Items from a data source

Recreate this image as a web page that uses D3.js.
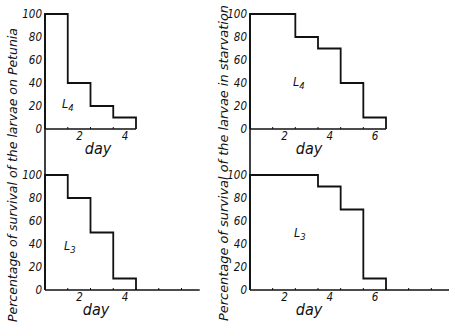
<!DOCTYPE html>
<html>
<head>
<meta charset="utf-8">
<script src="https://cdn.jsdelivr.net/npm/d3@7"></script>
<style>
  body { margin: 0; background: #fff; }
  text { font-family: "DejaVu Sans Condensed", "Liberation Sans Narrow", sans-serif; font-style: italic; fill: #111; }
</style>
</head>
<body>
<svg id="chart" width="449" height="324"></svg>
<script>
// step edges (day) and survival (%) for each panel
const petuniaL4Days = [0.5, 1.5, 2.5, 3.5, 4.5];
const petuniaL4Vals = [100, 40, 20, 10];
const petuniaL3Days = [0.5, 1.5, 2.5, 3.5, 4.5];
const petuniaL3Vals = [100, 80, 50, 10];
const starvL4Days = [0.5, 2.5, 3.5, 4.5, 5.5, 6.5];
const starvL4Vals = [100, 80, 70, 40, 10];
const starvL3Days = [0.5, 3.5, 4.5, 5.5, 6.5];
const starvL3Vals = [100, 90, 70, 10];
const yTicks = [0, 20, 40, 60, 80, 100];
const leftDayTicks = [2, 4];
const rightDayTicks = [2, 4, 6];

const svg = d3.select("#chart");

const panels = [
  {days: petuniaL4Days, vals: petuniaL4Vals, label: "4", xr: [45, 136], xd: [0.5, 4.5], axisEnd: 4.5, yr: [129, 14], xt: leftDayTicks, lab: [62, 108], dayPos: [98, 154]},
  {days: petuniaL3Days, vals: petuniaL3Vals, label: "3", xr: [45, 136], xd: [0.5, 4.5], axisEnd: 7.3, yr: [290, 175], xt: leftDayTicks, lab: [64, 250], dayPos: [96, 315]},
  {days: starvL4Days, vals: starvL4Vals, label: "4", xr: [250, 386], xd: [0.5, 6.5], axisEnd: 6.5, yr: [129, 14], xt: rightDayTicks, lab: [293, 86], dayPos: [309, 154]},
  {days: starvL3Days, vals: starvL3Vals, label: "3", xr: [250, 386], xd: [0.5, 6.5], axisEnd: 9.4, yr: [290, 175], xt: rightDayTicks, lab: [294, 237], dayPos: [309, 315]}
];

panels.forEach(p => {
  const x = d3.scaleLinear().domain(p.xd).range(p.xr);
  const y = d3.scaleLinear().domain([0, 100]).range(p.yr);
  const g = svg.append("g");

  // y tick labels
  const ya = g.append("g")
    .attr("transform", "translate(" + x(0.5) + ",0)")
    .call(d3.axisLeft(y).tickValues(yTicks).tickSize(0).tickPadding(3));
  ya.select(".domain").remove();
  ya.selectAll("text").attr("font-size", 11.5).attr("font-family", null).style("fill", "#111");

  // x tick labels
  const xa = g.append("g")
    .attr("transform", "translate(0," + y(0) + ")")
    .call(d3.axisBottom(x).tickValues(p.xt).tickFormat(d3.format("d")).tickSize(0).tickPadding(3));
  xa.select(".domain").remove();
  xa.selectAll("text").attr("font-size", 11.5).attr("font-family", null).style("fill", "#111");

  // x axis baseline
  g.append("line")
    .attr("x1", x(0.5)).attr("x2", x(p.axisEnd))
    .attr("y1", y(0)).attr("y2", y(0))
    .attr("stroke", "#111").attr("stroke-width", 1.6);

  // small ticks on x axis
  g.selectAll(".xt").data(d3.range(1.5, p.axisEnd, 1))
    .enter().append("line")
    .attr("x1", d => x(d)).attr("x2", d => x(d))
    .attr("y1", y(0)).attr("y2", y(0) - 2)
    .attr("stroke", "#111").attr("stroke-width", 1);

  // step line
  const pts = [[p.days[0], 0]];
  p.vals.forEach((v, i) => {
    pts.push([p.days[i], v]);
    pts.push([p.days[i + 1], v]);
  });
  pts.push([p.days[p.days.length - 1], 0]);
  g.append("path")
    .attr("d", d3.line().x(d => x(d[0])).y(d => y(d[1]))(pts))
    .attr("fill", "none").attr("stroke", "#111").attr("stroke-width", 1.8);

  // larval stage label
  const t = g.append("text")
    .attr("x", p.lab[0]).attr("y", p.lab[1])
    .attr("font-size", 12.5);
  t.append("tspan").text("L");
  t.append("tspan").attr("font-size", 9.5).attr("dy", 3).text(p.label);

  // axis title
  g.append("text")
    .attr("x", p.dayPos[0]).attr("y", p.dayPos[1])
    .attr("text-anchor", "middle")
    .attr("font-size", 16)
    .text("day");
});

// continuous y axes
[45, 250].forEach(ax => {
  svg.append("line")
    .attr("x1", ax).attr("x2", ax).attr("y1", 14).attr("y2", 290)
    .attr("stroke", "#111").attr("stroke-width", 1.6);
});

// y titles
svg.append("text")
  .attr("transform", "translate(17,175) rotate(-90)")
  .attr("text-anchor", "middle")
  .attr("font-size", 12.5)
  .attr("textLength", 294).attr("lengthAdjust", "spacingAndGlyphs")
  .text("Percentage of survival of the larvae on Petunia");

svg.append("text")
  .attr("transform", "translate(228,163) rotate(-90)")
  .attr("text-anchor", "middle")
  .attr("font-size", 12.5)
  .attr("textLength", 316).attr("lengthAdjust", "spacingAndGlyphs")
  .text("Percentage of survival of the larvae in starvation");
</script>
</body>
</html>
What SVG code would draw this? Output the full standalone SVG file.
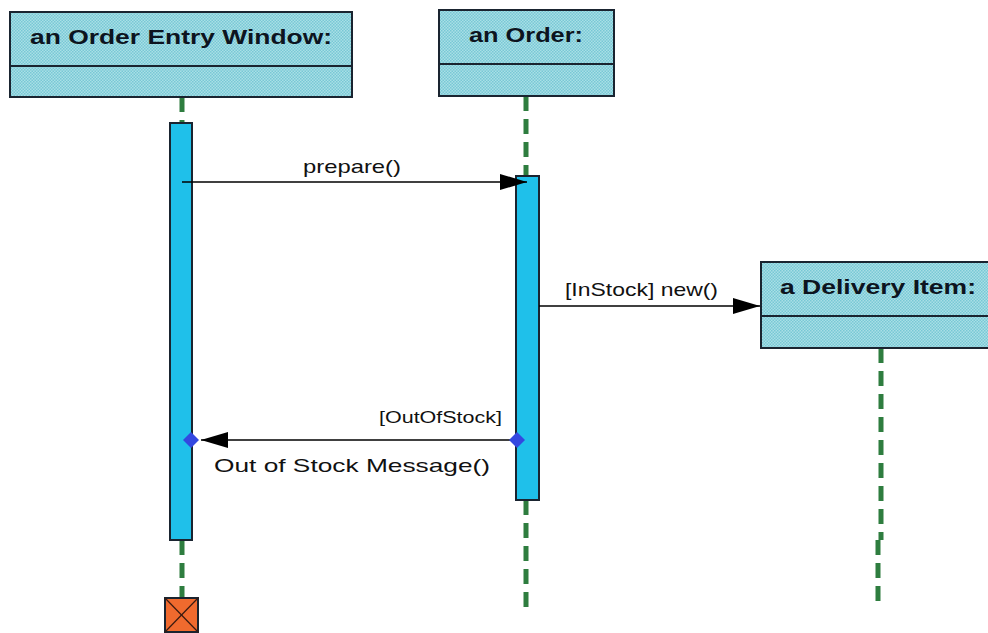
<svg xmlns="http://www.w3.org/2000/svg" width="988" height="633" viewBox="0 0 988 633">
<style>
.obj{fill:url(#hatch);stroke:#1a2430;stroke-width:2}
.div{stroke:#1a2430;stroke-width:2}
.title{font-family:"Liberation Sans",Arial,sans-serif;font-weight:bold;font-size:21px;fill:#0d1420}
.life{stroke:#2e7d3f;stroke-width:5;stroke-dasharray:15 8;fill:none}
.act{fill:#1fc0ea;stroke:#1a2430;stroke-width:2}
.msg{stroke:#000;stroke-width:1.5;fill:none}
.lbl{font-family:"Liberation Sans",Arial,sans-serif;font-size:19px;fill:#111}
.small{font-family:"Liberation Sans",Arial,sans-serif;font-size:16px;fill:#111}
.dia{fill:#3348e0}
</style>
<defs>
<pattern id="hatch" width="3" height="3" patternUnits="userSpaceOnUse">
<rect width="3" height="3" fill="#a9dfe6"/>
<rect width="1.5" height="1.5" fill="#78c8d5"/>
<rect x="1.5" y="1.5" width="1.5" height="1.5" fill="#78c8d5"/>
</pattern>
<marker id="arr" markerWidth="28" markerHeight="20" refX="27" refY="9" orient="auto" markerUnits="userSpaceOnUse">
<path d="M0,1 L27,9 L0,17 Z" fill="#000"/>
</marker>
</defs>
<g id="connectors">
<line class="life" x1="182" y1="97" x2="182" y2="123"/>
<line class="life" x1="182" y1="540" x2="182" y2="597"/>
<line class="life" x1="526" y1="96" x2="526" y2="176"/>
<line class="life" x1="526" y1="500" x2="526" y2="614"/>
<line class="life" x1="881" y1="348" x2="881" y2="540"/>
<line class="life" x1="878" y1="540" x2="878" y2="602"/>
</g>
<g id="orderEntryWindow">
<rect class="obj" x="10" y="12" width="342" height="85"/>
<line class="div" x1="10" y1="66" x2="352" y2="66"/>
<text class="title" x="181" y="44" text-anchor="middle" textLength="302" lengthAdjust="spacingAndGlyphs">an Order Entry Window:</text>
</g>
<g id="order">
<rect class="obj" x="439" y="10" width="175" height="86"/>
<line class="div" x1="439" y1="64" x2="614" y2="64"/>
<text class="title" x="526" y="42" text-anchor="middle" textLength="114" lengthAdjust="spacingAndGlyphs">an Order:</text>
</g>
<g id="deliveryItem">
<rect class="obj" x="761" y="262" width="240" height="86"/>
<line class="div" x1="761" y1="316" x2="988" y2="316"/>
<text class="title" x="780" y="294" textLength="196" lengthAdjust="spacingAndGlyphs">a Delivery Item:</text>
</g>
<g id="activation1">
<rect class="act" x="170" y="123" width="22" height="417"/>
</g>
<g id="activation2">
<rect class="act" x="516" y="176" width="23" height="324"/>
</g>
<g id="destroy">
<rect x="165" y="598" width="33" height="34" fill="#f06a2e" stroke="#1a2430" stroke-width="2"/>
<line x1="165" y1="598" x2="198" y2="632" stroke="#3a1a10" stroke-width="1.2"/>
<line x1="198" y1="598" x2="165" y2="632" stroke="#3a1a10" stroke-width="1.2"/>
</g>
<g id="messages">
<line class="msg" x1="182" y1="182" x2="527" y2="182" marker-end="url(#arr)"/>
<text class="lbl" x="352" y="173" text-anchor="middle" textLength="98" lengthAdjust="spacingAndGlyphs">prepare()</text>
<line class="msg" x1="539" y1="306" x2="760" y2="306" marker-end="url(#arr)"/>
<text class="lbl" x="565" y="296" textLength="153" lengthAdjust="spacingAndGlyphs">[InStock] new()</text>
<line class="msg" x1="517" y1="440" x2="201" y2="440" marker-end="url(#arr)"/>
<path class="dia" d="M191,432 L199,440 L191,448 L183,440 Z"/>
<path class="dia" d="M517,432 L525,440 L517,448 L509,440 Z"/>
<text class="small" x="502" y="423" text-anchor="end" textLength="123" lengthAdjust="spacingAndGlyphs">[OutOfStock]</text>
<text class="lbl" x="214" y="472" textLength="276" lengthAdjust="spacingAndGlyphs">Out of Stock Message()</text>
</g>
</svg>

Required task: In the lines above, locate the string "this". Copy every line where it occurs.

Response to the exercise:
Recreate this image as a web page that uses D3.js.
What SVG code would draw this? Output the full standalone SVG file.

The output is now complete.